# Exercise directions:
Transcribe each line of the material as it is, and drop any picture.

# Dataset extract:
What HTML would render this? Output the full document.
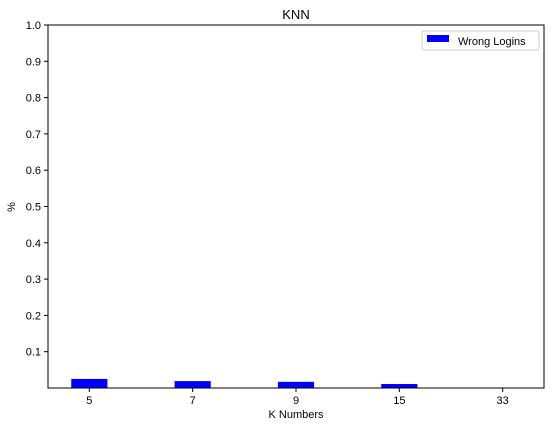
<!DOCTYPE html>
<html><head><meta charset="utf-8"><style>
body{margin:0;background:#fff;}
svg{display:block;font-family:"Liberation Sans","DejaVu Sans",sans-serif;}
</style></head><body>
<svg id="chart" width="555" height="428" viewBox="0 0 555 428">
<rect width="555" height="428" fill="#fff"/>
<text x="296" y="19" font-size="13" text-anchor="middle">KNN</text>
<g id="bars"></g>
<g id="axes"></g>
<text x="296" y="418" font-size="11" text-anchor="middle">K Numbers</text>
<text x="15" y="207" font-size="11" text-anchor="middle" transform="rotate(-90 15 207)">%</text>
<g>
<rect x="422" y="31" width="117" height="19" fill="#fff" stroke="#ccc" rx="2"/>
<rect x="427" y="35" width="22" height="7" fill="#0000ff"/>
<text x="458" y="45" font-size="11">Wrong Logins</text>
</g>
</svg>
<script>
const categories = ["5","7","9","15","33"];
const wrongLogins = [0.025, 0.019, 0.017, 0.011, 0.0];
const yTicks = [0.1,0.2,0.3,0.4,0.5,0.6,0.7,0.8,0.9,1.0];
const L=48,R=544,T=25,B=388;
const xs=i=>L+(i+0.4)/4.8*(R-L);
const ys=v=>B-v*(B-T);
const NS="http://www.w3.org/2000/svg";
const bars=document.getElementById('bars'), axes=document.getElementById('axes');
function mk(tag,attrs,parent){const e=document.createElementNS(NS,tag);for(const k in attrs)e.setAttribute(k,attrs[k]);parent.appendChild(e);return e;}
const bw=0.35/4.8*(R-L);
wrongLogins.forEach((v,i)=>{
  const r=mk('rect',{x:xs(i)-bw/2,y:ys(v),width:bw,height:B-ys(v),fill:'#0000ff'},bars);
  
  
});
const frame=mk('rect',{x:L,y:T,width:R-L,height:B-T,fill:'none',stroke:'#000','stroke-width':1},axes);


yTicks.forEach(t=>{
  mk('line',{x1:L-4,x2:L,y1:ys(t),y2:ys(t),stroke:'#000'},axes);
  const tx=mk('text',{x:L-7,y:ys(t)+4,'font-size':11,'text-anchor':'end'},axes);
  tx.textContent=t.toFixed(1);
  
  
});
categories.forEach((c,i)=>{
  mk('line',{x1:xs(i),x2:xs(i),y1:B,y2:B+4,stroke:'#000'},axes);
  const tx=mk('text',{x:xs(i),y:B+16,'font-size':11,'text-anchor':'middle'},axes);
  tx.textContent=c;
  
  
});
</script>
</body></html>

# Exercise result:
What HTML would render this? Output the full document.
<!DOCTYPE html>
<html><head><meta charset="utf-8"><style>
body{margin:0;background:#fff;}
svg{display:block;font-family:"Liberation Sans","DejaVu Sans",sans-serif;}
</style></head><body>
<svg id="chart" width="555" height="428" viewBox="0 0 555 428">
<rect width="555" height="428" fill="#fff"/>
<text x="296" y="19" font-size="13" text-anchor="middle">KNN</text>
<g id="bars"></g>
<g id="axes"></g>
<text x="296" y="418" font-size="11" text-anchor="middle">K Numbers</text>
<text x="15" y="207" font-size="11" text-anchor="middle" transform="rotate(-90 15 207)">%</text>
<g>
<rect x="422" y="31" width="117" height="19" fill="#fff" stroke="#ccc" rx="2"/>
<rect x="427" y="35" width="22" height="7" fill="#0000ff"/>
<text x="458" y="45" font-size="11">Wrong Logins</text>
</g>
</svg>
<script>
const categories = ["5","7","9","15","33"];
const wrongLogins = [0.025, 0.019, 0.017, 0.011, 0.0];
const yTicks = [0.1,0.2,0.3,0.4,0.5,0.6,0.7,0.8,0.9,1.0];
const L=48,R=544,T=25,B=388;
const xs=i=>L+(i+0.4)/4.8*(R-L);
const ys=v=>B-v*(B-T);
const NS="http://www.w3.org/2000/svg";
const bars=document.getElementById('bars'), axes=document.getElementById('axes');
function mk(tag,attrs,parent){const e=document.createElementNS(NS,tag);for(const k in attrs)e.setAttribute(k,attrs[k]);parent.appendChild(e);return e;}
const bw=0.35/4.8*(R-L);
wrongLogins.forEach((v,i)=>{
  const r=mk('rect',{x:xs(i)-bw/2,y:ys(v),width:bw,height:B-ys(v),fill:'#0000ff'},bars);
  
  
});
const frame=mk('rect',{x:L,y:T,width:R-L,height:B-T,fill:'none',stroke:'#000','stroke-width':1},axes);


yTicks.forEach(t=>{
  mk('line',{x1:L-4,x2:L,y1:ys(t),y2:ys(t),stroke:'#000'},axes);
  const tx=mk('text',{x:L-7,y:ys(t)+4,'font-size':11,'text-anchor':'end'},axes);
  tx.textContent=t.toFixed(1);
  
  
});
categories.forEach((c,i)=>{
  mk('line',{x1:xs(i),x2:xs(i),y1:B,y2:B+4,stroke:'#000'},axes);
  const tx=mk('text',{x:xs(i),y:B+16,'font-size':11,'text-anchor':'middle'},axes);
  tx.textContent=c;
  
  
});
</script>
</body></html>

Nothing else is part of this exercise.